Arguing that an ancient text is accurate or inaccurate based purely on its age would be an argument from antiquity and from its modernity an argument from that. I don’t think anyone actually says that it’s merely age that makes something a myth.
“The Bias-Fallacy:” Attributing more bias to anyone who has a different view from yours, than you attribute to the people who hold your view.
Cognitive bias is a real issue. In my experience non-believers are more aware of it while theists embrace it as though it were a good thing.
“Extraordinary-Fallacy:” Automatically labeling something false because it sounds extraordinary to you.

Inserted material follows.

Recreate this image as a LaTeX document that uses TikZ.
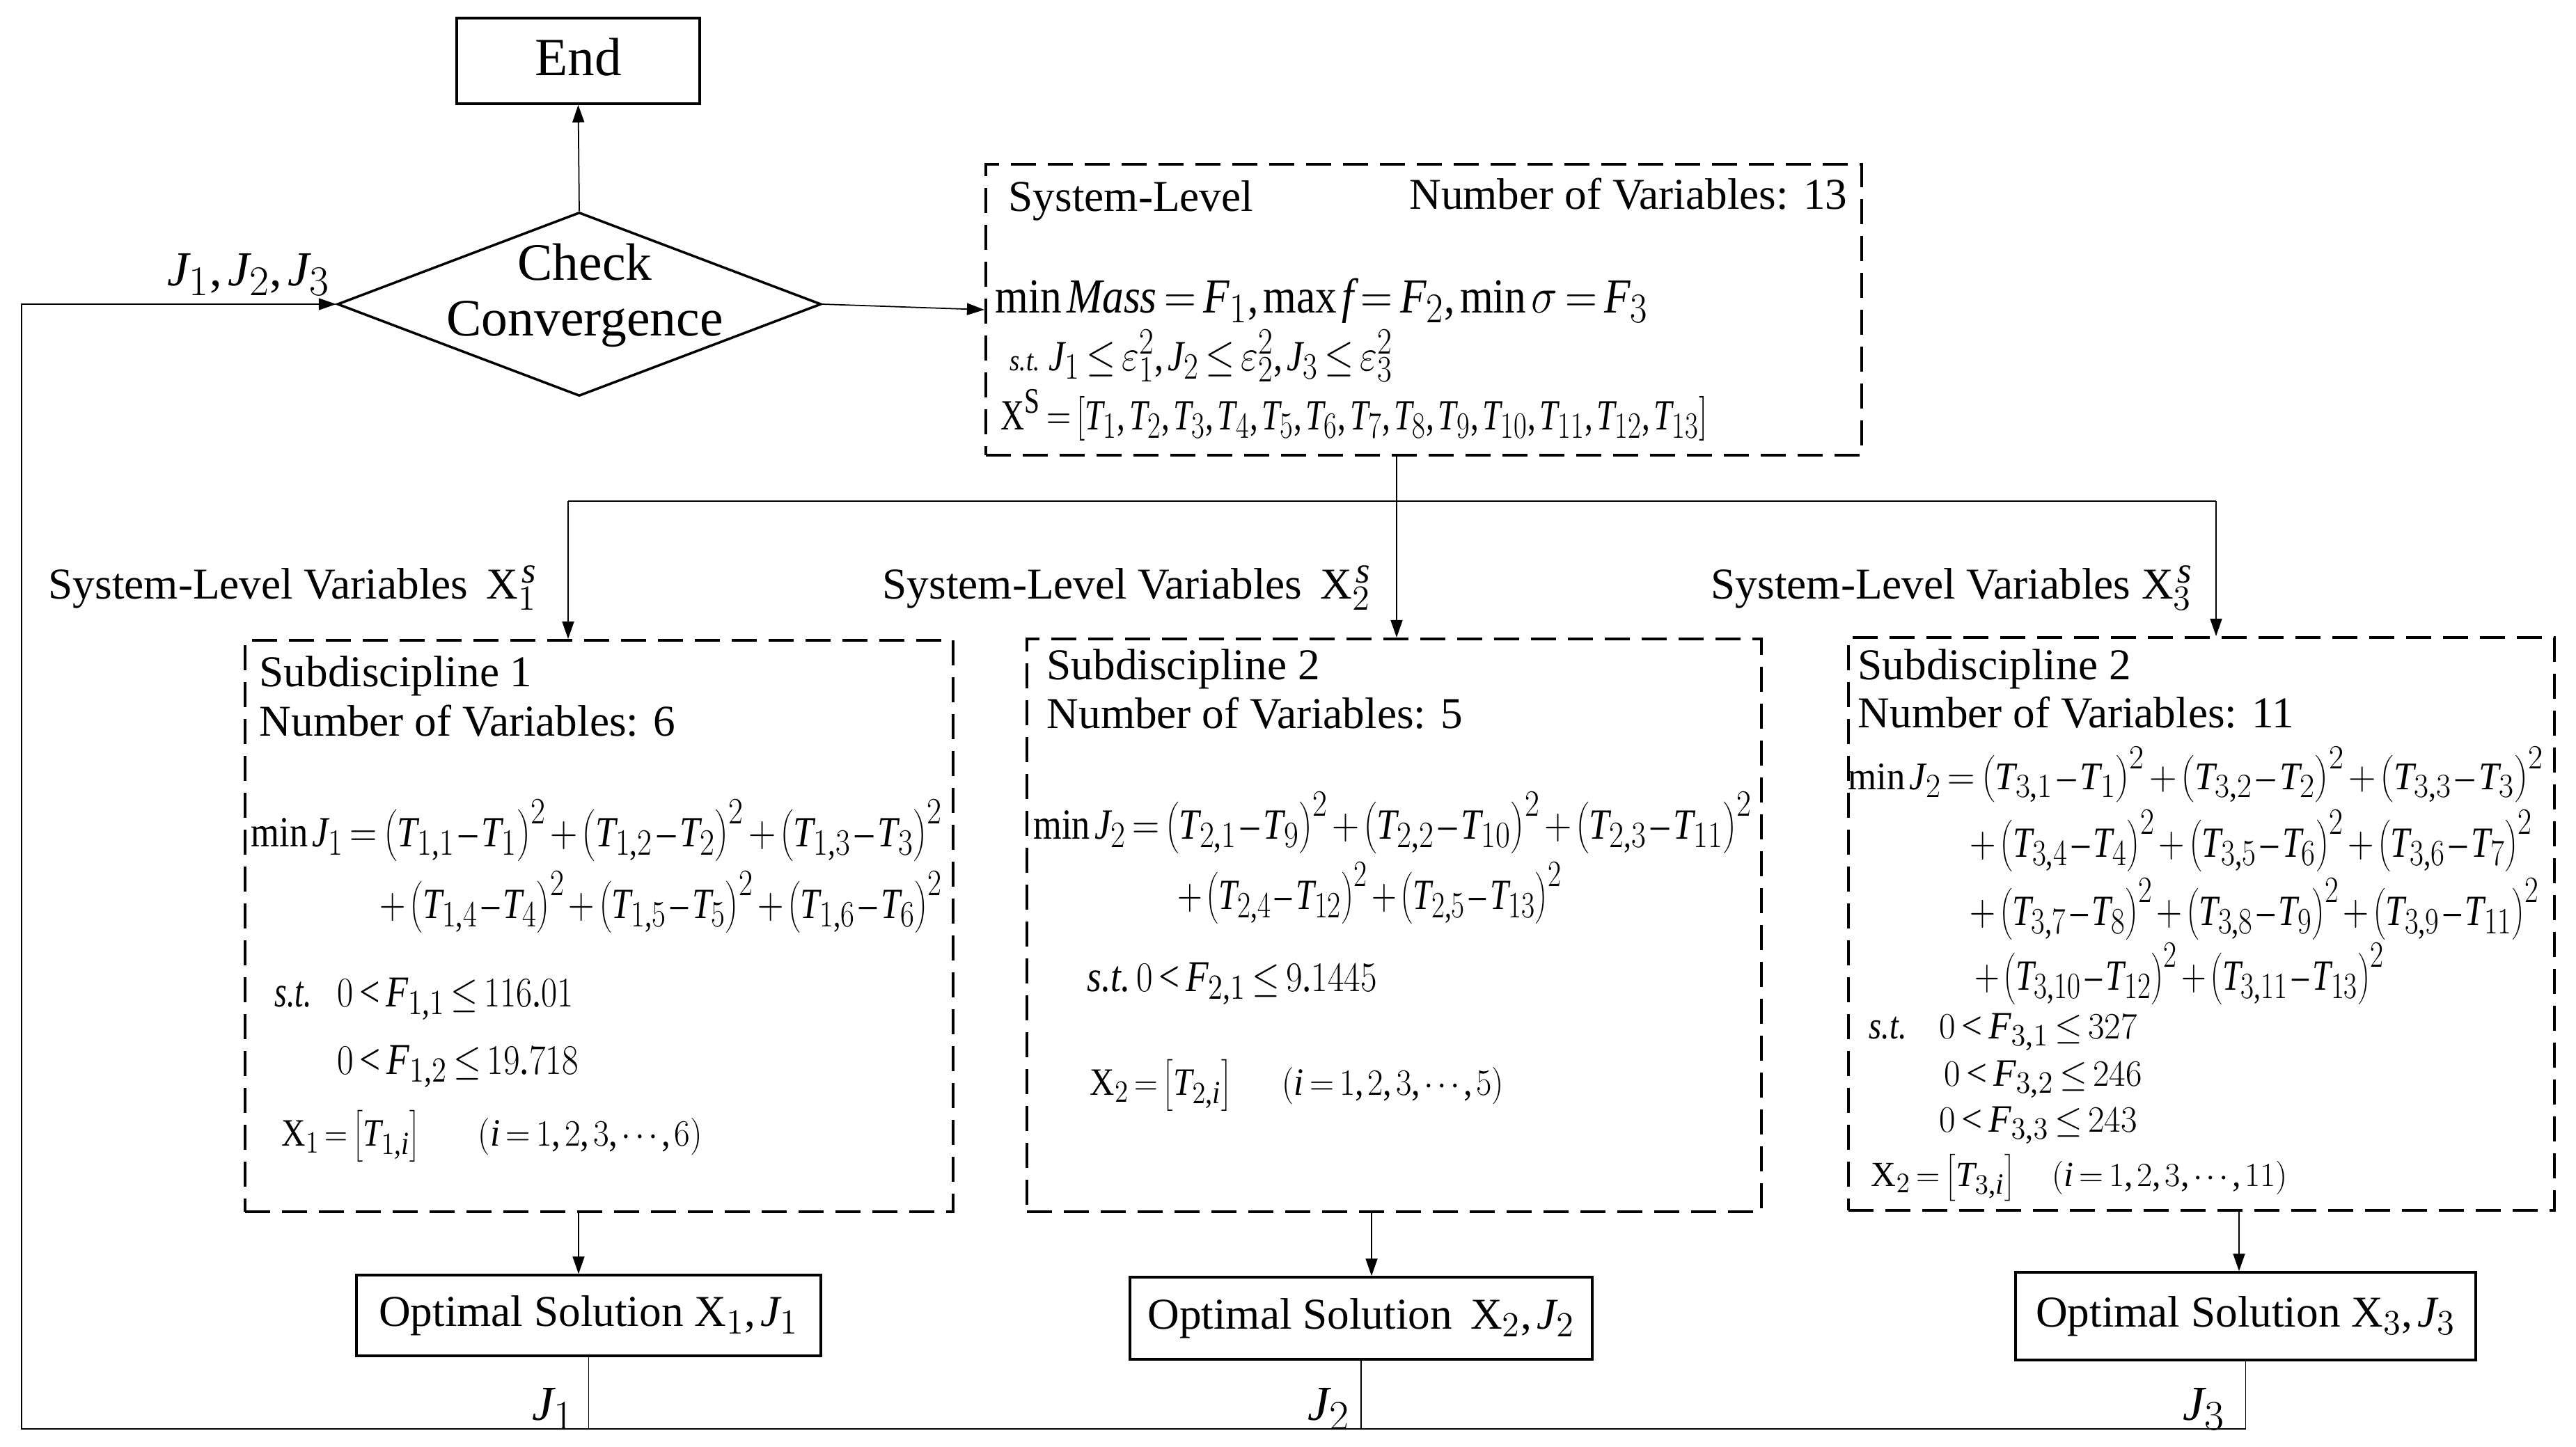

A reference to ‘extraordinary claims require extraordinary evidence’. I wouldn’t say this is a fallacy per se since it still calls for evidence. I think we can also, usefully, define ‘extraordinary’.
“The Born-This-Way Fallacy:” Claiming that the best argument is always the one which most closely resembles the knowledge you were born with. For example, ‘Atheism is a much better option than theism, because everyone is born without knowledge of God.’ This would be fallacious since everyone is also born without knowledge of science, logic, math, etc.
I don’t know that anyone has claimed this exactly, rather they’ve pointed out that this is the state of nature and that they remain unconvinced otherwise. Religion is not like science, logic, mathematics etc. We could re-learn all these from scratch and come up with the same answers. IF religion started from scratch, it would be virtually unrecognisable.
“The Raised-This-Way Fallacy:” Claiming that the best argument is the one most closely matching the status or knowledge you were raised with.
I’d file this under cognitive bias again, rather than a fallacy as such. It’s also one that very much fits theism.